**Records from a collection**

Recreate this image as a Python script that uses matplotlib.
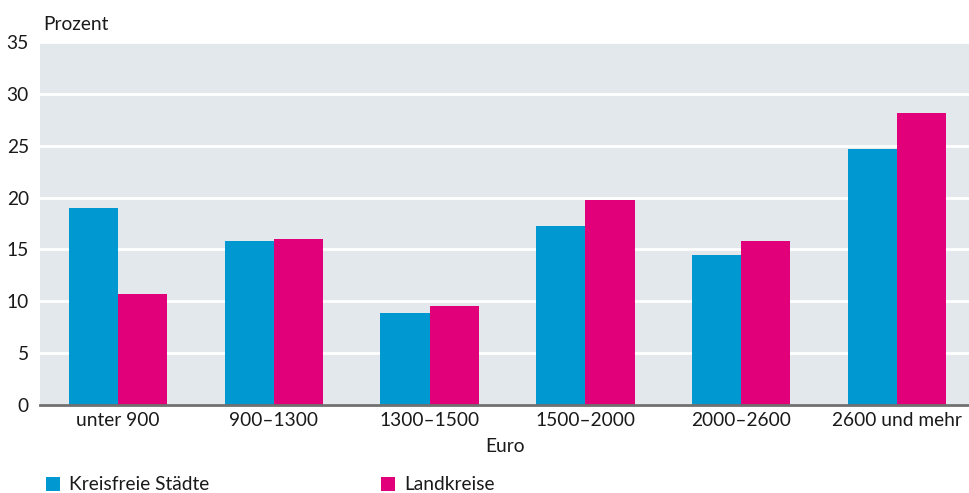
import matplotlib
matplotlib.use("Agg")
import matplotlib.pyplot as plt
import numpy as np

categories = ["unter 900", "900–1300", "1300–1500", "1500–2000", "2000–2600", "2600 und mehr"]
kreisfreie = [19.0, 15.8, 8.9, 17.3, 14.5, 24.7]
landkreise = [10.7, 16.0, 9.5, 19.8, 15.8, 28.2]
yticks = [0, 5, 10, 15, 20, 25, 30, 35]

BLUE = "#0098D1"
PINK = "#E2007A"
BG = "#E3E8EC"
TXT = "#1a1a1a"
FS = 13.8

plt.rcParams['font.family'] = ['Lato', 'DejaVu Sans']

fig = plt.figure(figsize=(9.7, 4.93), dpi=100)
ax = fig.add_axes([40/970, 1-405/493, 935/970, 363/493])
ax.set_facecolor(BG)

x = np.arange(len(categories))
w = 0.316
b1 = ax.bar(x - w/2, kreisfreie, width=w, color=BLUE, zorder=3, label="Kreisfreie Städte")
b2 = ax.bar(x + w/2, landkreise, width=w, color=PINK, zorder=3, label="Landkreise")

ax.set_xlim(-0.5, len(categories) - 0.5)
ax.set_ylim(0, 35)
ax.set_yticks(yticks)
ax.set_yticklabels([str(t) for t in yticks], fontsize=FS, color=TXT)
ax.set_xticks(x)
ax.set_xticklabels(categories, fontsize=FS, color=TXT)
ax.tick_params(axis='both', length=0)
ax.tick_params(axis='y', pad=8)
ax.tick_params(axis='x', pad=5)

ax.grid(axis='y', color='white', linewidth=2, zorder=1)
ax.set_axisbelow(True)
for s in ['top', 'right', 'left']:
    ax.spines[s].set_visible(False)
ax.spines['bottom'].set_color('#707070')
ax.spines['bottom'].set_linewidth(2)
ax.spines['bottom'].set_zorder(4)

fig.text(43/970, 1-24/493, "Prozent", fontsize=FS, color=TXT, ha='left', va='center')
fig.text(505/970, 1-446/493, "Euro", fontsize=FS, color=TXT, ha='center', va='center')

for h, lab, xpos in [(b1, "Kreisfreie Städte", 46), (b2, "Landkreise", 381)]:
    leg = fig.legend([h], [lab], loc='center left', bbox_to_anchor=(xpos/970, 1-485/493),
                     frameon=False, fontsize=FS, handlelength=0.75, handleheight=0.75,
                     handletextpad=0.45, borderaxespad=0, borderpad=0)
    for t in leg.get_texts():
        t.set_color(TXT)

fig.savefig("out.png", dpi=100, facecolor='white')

--

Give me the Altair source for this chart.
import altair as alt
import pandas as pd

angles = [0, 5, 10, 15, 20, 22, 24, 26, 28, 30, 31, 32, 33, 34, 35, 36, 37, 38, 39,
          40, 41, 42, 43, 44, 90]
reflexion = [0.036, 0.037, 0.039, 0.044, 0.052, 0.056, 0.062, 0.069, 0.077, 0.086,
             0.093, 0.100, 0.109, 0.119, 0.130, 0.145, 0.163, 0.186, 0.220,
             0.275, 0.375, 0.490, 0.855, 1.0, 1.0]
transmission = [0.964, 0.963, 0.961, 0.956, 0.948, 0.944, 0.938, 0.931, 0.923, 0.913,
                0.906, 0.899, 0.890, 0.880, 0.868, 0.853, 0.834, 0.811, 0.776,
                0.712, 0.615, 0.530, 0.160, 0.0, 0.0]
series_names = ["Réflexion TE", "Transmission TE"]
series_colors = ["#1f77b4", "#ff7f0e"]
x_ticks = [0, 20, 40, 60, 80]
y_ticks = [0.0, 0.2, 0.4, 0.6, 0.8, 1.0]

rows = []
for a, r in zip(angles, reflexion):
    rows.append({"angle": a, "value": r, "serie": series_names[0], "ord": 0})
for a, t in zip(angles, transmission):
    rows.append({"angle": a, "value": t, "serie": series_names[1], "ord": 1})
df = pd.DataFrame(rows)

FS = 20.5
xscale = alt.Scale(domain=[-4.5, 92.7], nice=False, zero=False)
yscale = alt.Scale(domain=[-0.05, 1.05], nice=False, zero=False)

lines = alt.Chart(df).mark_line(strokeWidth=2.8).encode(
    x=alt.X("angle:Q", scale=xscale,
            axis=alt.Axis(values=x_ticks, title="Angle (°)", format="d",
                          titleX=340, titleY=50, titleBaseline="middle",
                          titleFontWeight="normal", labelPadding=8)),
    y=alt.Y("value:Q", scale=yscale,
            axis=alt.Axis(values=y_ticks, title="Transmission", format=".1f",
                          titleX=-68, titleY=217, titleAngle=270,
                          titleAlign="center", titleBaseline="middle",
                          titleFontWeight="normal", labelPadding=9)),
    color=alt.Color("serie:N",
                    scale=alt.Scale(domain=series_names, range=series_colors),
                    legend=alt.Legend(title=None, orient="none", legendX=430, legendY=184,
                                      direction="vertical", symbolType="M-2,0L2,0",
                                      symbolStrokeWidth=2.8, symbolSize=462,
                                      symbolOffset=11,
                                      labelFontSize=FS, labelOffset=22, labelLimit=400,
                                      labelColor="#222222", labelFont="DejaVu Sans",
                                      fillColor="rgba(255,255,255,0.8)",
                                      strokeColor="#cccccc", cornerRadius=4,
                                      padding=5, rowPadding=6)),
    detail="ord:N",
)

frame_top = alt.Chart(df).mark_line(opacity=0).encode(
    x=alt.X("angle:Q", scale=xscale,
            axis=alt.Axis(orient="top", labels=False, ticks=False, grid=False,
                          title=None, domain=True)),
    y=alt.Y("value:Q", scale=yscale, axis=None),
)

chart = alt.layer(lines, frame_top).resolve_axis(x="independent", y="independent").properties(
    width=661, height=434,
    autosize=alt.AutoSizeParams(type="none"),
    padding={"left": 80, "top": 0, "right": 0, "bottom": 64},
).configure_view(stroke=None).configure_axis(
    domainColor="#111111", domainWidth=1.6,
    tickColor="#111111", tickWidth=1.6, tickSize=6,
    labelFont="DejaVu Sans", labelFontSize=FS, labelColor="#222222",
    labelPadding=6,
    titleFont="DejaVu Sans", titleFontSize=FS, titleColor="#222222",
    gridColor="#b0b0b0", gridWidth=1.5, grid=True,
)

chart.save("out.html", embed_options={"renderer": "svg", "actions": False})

**WHAT THE TASK ASKS**
Repeat the lines above exactly, beginning with the one containing "Recreate this image" and finishing with the one containing "ax.set_facecolor(BG)". No pictures belong in the copy.

**SOLUTION**
Recreate this image as a Python script that uses matplotlib.
import matplotlib
matplotlib.use("Agg")
import matplotlib.pyplot as plt
import numpy as np

categories = ["unter 900", "900–1300", "1300–1500", "1500–2000", "2000–2600", "2600 und mehr"]
kreisfreie = [19.0, 15.8, 8.9, 17.3, 14.5, 24.7]
landkreise = [10.7, 16.0, 9.5, 19.8, 15.8, 28.2]
yticks = [0, 5, 10, 15, 20, 25, 30, 35]

BLUE = "#0098D1"
PINK = "#E2007A"
BG = "#E3E8EC"
TXT = "#1a1a1a"
FS = 13.8

plt.rcParams['font.family'] = ['Lato', 'DejaVu Sans']

fig = plt.figure(figsize=(9.7, 4.93), dpi=100)
ax = fig.add_axes([40/970, 1-405/493, 935/970, 363/493])
ax.set_facecolor(BG)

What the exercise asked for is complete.